The Colts’ decision to put offensive lineman Braden Smith on the non-football injury list in December didn’t go unnoticed, but the illness was not mentioned.
Now, we know what was afflicting the starting right tackle.
As Joel A. Erickson of the Indianapolis Star writes, Smith suffered from obsessive-compulsive disorder (OCD).
“I was physically present, but I was nowhere to be found,” Smith told Erickson. “I did not care about playing football. I didn’t care about hanging out with my family, with my wife, with my newborn son. . . . I [felt like I] was a month away from putting a bullet through my brain.”
Smith described the torment he felt from the disease in dark, Biblical terms.
“There’s the actual, real, true, living God. And then there’s my OCD god, and the OCD god is this condemning deity. It’s like every wrong move you make, it’s like smacking the ruler against his hand. ‘Another bad move like that and you’re out of here.’”
After a 48-day stay at a facility in Colorado, Smith went to Mexico for further Ibogaine treatment.
“Ibogaine, it legitimately resets your brain,” Smith told the Star. “Imagine your brain as a ski slope, and you create all these grooves, from all these trails that you’re going on, and they keep getting deeper and deeper and deeper. Those are the habits that we create, and over time, like, it’s not going to be possible to create a new trail, because that one is so deep.
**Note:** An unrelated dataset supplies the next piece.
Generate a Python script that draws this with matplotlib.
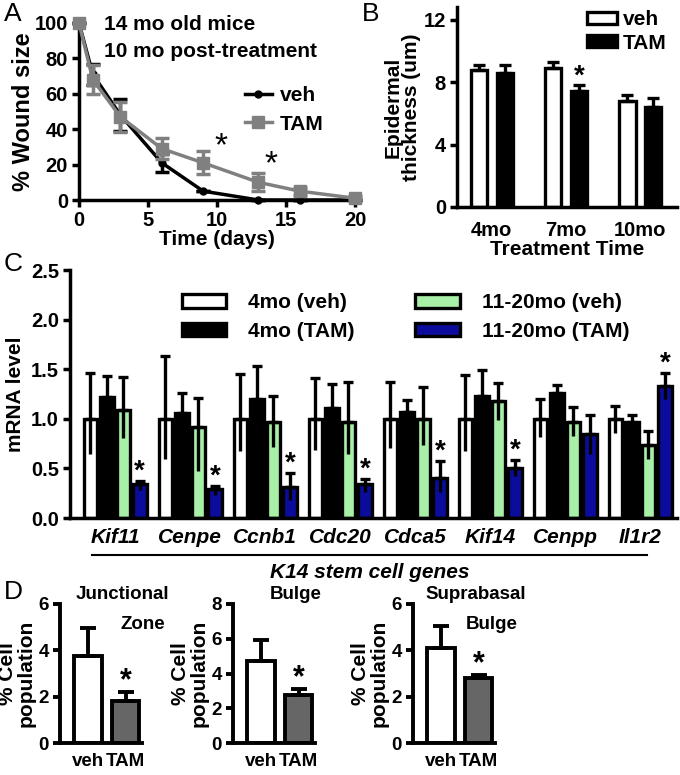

Ibogaine literally will clear off those, like, the receptors in your brain.”
Though it cost him the final five games of the season, Smith succeeded in downgrading his OCD from severe to mild and returned to the Colts.
“Getting Braden Smith back, and he’s in a great spot,” Colts G.M. Chris Ballard told Erickson. “I think people forget how good Braden is.”
Smith has spent the entirety of his seven-year career with the Colts after being drafted in the second round of the 2018 NFL Draft.